The disorder that panics Americans now is not cultural but economic. If liberalism collapsed in the 1960s because its bid for cultural freedom became associated with cultural disorder, conservatism has collapsed today because its bid for economic freedom has become associated with economic disorder. When Reagan took power in 1981, he vowed to restore the economic liberty that a half-century of F.D.R.-style government intrusion had stifled. American capitalism had become so thoroughly domesticated, he argued, that it lost its capacity for dynamic growth. For a time, a majority of Americans agreed. Taxes and regulations were cut and cut again, and for the most part, the economic pie grew. In the 1980s and '90s, the garden of American capitalism became a pretty energetic place. But it became a scarier place too. In the newly deregulated American economy, fewer people had job security or fixed-benefit pensions or reliable health care. Some got rich, but a lot went bankrupt, mostly because of health-care costs. As Yale University political scientist Jacob Hacker has noted, Americans today experience far-more-violent swings in household income than did their parents a generation ago.

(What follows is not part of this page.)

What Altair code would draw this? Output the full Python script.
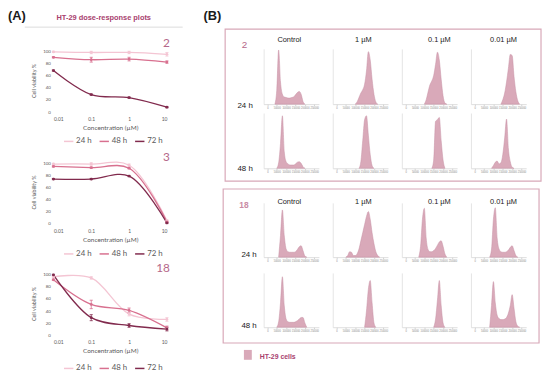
import altair as alt
import pandas as pd

# ---------------- Panel A : dose-response data ----------------
CONC = [0.01, 0.1, 1, 10]
TIMES = ["24 h", "48 h", "72 h"]
TIME_COLORS = ["#f4c5d3", "#d8708f", "#812a4d"]
VIAB_TICKS = [0, 20, 40, 60, 80, 100]

# compound 2
V2_24 = [100, 99, 99, 96]
E2_24 = [1, 2, 2, 3]
V2_48 = [91, 87, 88, 83]
E2_48 = [1, 4, 3, 2]
V2_72 = [69, 29, 24, 8]
E2_72 = [1, 1, 1, 1]
# compound 3
V3_24 = [99, 99, 97, 5]
E3_24 = [1, 2, 2, 1]
V3_48 = [95, 93, 92, 3]
E3_48 = [1, 1, 1, 1]
V3_72 = [74, 74, 79, 1]
E3_72 = [1, 1, 1, 1]
# compound 18
V18_24 = [97, 95, 35, 26]
E18_24 = [1, 2, 3, 3]
V18_48 = [92, 51, 41, 12]
E18_48 = [1, 7, 4, 3]
V18_72 = [100, 29, 16, 10]
E18_72 = [1, 5, 3, 3]

COMPOUNDS = ["2", "3", "18"]
PANEL_LABELS = ["(A)", "(B)"]
PANEL_A_TITLE = "HT-29 dose-response plots"

# ---------------- Panel B : cell-cycle histograms ----------------
DNA_BINS = [0, 10000, 20000, 30000, 40000, 50000, 60000, 70000, 80000, 90000,
            100000, 110000, 120000, 130000, 140000, 150000, 160000, 170000,
            180000, 190000, 200000, 210000, 220000, 230000, 240000, 250000]
DNA_TICKS = [0, 50000, 100000, 150000, 200000, 250000]
COLUMNS = ["Control", "1 µM", "0.1 µM", "0.01 µM"]
ROW_LABELS = ["24 h", "48 h"]
LEGEND_B = "HT-29 cells"

H2_24_CTRL = [0,0,0,0,0,25,98,40,18,13,12,11,11,12,13,17,21,23,18,5,0,0,0,0,0,0]
H2_24_1UM = [0,0,0,0,0,0,0,0,0,0,0,4,12,20,26,36,60,95,80,45,18,4,0,0,0,0]
H2_24_01UM = [0,0,0,0,0,0,0,0,0,0,0,8,22,35,42,52,72,94,80,45,15,2,0,0,0,0]
H2_24_001UM = [0,0,0,0,0,0,0,0,0,0,0,0,0,0,0,8,20,40,65,90,88,50,22,6,0,0]
H2_48_CTRL = [0,0,0,0,0,0,10,45,95,30,12,8,6,6,6,8,11,12,9,3,0,0,0,0,0,0]
H2_48_1UM = [0,0,0,0,0,0,0,0,0,0,0,0,0,12,50,88,95,60,25,5,0,0,0,0,0,0]
H2_48_01UM = [0,0,0,0,0,0,0,0,0,0,0,0,0,0,0,15,85,88,92,50,15,0,0,0,0,0]
H2_48_001UM = [0,0,0,0,0,0,0,0,0,0,5,11,13,8,10,25,55,89,35,12,2,0,0,0,0,0]

H18_24_CTRL = [0,0,0,0,0,0,0,40,87,40,15,10,9,9,9,10,14,19,21,12,2,0,0,0,0,0]
H18_24_1UM = [0,0,0,0,0,0,3,10,9,3,3,6,15,30,45,60,75,84,70,45,25,10,3,0,0,0]
H18_24_01UM = [0,0,0,0,0,0,0,0,20,70,90,35,14,10,10,12,16,22,28,30,20,6,0,0,0,0]
H18_24_001UM = [0,0,0,0,0,0,0,0,0,15,70,91,35,15,10,9,9,10,13,18,21,12,3,0,0,0]
H18_48_CTRL = [0,0,0,0,0,0,10,45,93,40,15,10,9,9,9,10,12,15,18,18,8,0,0,0,0,0]
H18_48_1UM = [0,0,0,0,0,0,0,0,0,0,0,0,0,0,0,0,30,70,86,45,8,0,0,0,0,0]
H18_48_01UM = [0,0,0,0,0,0,0,0,0,0,0,0,0,0,0,0,15,50,86,40,8,0,0,0,0,0]
H18_48_001UM = [0,0,0,0,0,0,0,0,0,40,84,45,22,16,14,14,15,18,26,40,60,35,10,2,0,0]

# ---------------- styles ----------------
ACCENT = "#a8416e"
NUM_COLOR = "#b5678a"
NUM_COLOR_LIGHT = "#c98ba4"
HIST_FILL = "#d9a9b9"
HIST_EDGE = "#c68ea3"
BOX_STROKE = "#d8a8b8"
AX_GREY = "#595959"


def one(text):
    return pd.DataFrame({"t": [text]})


def text_at(s, x, y, **kw):
    return alt.Chart(one(s)).mark_text(**kw).encode(
        text="t:N", x=alt.value(x), y=alt.value(y))


# ---------------- line panels ----------------
def line_panel(num, vals, errs, num_dy, legend_y, header=False):
    rows = []
    for t, v, e in zip(TIMES, vals, errs):
        for c, vi, ei in zip(CONC, v, e):
            rows.append({"conc": c, "time": t, "v": vi, "lo": vi - ei, "hi": vi + ei})
    df = pd.DataFrame(rows)
    cscale = alt.Scale(domain=TIMES, range=TIME_COLORS)
    xs = alt.Scale(type="log", domain=[0.01, 10], nice=False)
    ys = alt.Scale(domain=[0, 105], nice=False, zero=False)
    xaxis = alt.Axis(values=CONC, format="~g", labelFontSize=5, labelFont="Lato",
                     labelColor=AX_GREY, labelPadding=5, domain=False, ticks=False,
                     grid=False, title="Concentration (µM)", titleFont="Lato",
                     titleFontSize=6.5, titleFontWeight="normal", titleColor=AX_GREY,
                     titlePadding=3)
    yaxis = alt.Axis(values=VIAB_TICKS, labelFontSize=4.5, labelFont="Lato",
                     labelColor=AX_GREY, labelPadding=3, domain=False, ticks=False,
                     grid=False, title="Cell viability %", titleFont="Lato",
                     titleFontSize=5.5, titleFontWeight="normal", titleColor=AX_GREY,
                     titlePadding=6)
    base = alt.Chart(df)
    X = alt.X("conc:Q", scale=xs, axis=xaxis)
    col_nolegend = alt.Color("time:N", scale=cscale, legend=None)
    legend = alt.Legend(orient="none", legendX=10, legendY=legend_y, direction="horizontal",
                        title=None, symbolType="stroke", symbolSize=90,
                        symbolStrokeWidth=1.5, labelFontSize=8, labelFont="Lato",
                        labelColor=AX_GREY, columnPadding=4, labelOffset=2)
    line = base.mark_line(interpolate="catmull-rom", strokeWidth=1.3).encode(
        x=X, y=alt.Y("v:Q", scale=ys, axis=yaxis),
        color=alt.Color("time:N", scale=cscale, legend=legend))
    err = base.mark_rule(strokeWidth=0.8).encode(
        x=X, y=alt.Y("lo:Q", scale=ys, axis=yaxis), y2="hi:Q", color=col_nolegend)
    cap_lo = base.mark_point(shape="stroke", size=10, strokeWidth=0.8, opacity=1).encode(
        x=X, y=alt.Y("lo:Q", scale=ys, axis=yaxis), color=col_nolegend)
    cap_hi = base.mark_point(shape="stroke", size=10, strokeWidth=0.8, opacity=1).encode(
        x=X, y=alt.Y("hi:Q", scale=ys, axis=yaxis), color=col_nolegend)
    pts = base.mark_point(filled=True, size=8, opacity=1).encode(
        x=X, y=alt.Y("v:Q", scale=ys, axis=yaxis), color=col_nolegend)
    number = text_at(num, 118, num_dy, align="right", baseline="alphabetic",
                     fontSize=12, font="Lato", color=NUM_COLOR)
    layers = [line, err, cap_lo, cap_hi, pts, number]
    if header:
        layers += [
            text_at(PANEL_LABELS[0], -46, -29, align="left", baseline="alphabetic",
                    fontSize=13, fontWeight="bold", font="Liberation Sans", color="#1a1a1a"),
            text_at(PANEL_A_TITLE, 51, -29, align="center", baseline="alphabetic",
                    fontSize=7.5, fontWeight="bold", font="Liberation Sans", color=ACCENT),
            alt.Chart(one("")).mark_rule(color="#dcdcdc", strokeWidth=1).encode(
                x=alt.value(-29), x2=alt.value(131), y=alt.value(-22)),
        ]
    return alt.layer(*layers).properties(width=115, height=64)


c2 = line_panel(COMPOUNDS[0], [V2_24, V2_48, V2_72], [E2_24, E2_48, E2_72], -2, 88, header=True)
c3 = line_panel(COMPOUNDS[1], [V3_24, V3_48, V3_72], [E3_24, E3_48, E3_72], 1, 89)
c18 = line_panel(COMPOUNDS[2], [V18_24, V18_48, V18_72], [E18_24, E18_48, E18_72], 0, 92)

left = alt.vconcat(c2, c3, c18, spacing=49, bounds="flush").resolve_scale(
    color="independent").resolve_legend(color="independent")


# ---------------- histogram panels ----------------
CELL_W = 56
COL_DX = [-2, 3, 10, 5]


def hist_cell(values, h, extras):
    nz = [i for i, v in enumerate(values) if v > 0]
    a = max(nz[0] - 1, 0)
    b = min(nz[-1] + 2, len(values))
    df = pd.DataFrame({"dna": DNA_BINS[a:b], "count": values[a:b]})
    area = alt.Chart(df).mark_area(interpolate="monotone", fill=HIST_FILL,
                                   stroke=HIST_EDGE, strokeWidth=0.5, opacity=1).encode(
        x=alt.X("dna:Q", scale=alt.Scale(domain=[-20000, 275000], nice=False, zero=False),
                axis=alt.Axis(values=DNA_TICKS, format="d", labelFontSize=2.6,
                              labelColor="#888", labelPadding=1, tickSize=1.5,
                              tickColor="#aaa", tickWidth=0.5, domainColor="#cfcfcf",
                              domainWidth=0.7, grid=False, title=None,
                              labelFont="Liberation Sans")),
        y=alt.Y("count:Q", scale=alt.Scale(domain=[0, 100], nice=False),
                axis=alt.Axis(domain=True, domainColor="#d9d9d9", domainWidth=0.7,
                              ticks=False, labels=False, grid=False, title=None)))
    return alt.layer(area, *extras).properties(width=CELL_W, height=h)


def build_box(hists, h, row_gap, title_y, row_label_x, row_label_y, extra):
    cells = []
    for r in range(2):
        for c in range(4):
            ex = []
            if r == 0:
                ex.append(text_at(COLUMNS[c], CELL_W / 2 + COL_DX[c], title_y,
                                  align="center", baseline="alphabetic", fontSize=7.5,
                                  font="Liberation Sans", color="#1a1a1a"))
            if c == 0:
                ex.append(text_at(ROW_LABELS[r], row_label_x, row_label_y[r],
                                  align="right", baseline="alphabetic", fontSize=8,
                                  font="Liberation Sans", color="#1a1a1a"))
            ex += extra.get((r, c), [])
            cells.append(hist_cell(hists[r][c], h, ex))
    return alt.concat(*cells, columns=4, spacing={"row": row_gap, "column": 14},
                      bounds="flush")


def border(x1, x2, y1, y2):
    return alt.Chart(one("")).mark_rect(fillOpacity=0, stroke=BOX_STROKE,
                                        strokeWidth=1.2).encode(
        x=alt.value(x1), x2=alt.value(x2), y=alt.value(y1), y2=alt.value(y2))


box1 = build_box(
    [[H2_24_CTRL, H2_24_1UM, H2_24_01UM, H2_24_001UM],
     [H2_48_CTRL, H2_48_1UM, H2_48_01UM, H2_48_001UM]],
    56, 9, -7, -11, [60, 59],
    {(0, 0): [
        border(-39, 281, -20, 134),
        text_at(PANEL_LABELS[1], -61, -29, align="left", baseline="alphabetic",
                fontSize=13, fontWeight="bold", font="Liberation Sans", color="#1a1a1a"),
        text_at(COMPOUNDS[0], -19.5, -1, align="center", baseline="alphabetic",
                fontSize=10, font="Liberation Sans", color=NUM_COLOR),
    ]})

box2 = build_box(
    [[H18_24_CTRL, H18_24_1UM, H18_24_01UM, H18_24_001UM],
     [H18_48_CTRL, H18_48_1UM, H18_48_01UM, H18_48_001UM]],
    55, 16, 1, -7, [55, 56],
    {(0, 0): [
        border(-41, 279, -14, 142),
        text_at(COMPOUNDS[2], -20, 5, align="center", baseline="alphabetic",
                fontSize=8.5, fontWeight="bold", font="Liberation Sans", color=NUM_COLOR_LIGHT),
    ],
     (1, 0): [
        alt.Chart(one("")).mark_rect(fill=HIST_FILL).encode(
            x=alt.value(-20), x2=alt.value(-12), y=alt.value(78), y2=alt.value(88)),
        text_at(LEGEND_B, -4, 87, align="left", baseline="alphabetic", fontSize=7,
                fontWeight="bold", font="Liberation Sans", color=ACCENT),
    ]})

right = alt.vconcat(box1, box2, spacing=6)

chart = alt.hconcat(left, right, spacing=20).properties(
    padding=0, background="white").configure_view(stroke=None)

chart.save("out.html", embed_options={"renderer": "svg", "actions": False})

Starting in the 1990s, average Americans began deciding that the conservative economic agenda was a bit like the liberal cultural agenda of the 1960s: less liberating than frightening. When the Gingrich Republicans tried to slash Medicare, the public turned on them en masse. A decade later, when George W. Bush tried to partially privatize Social Security, Americans rebelled once again. In 2005 a Pew Research Center survey identified a new group of voters that it called "pro-government conservatives." They were culturally conservative and hawkish on foreign policy, and they overwhelmingly supported Bush in 2004. But by large majorities, they endorsed government regulation and government spending. They didn't want to unleash the free market; they wanted to rein it in.
Those voters were a time bomb in the Republican coalition, which detonated on Nov. 4. John McCain's promises to cut taxes, cut spending and get government out of the way left them cold. Among the almost half of voters who said they were "very worried" that the economic crisis would hurt their family, Obama beat McCain by 26 points.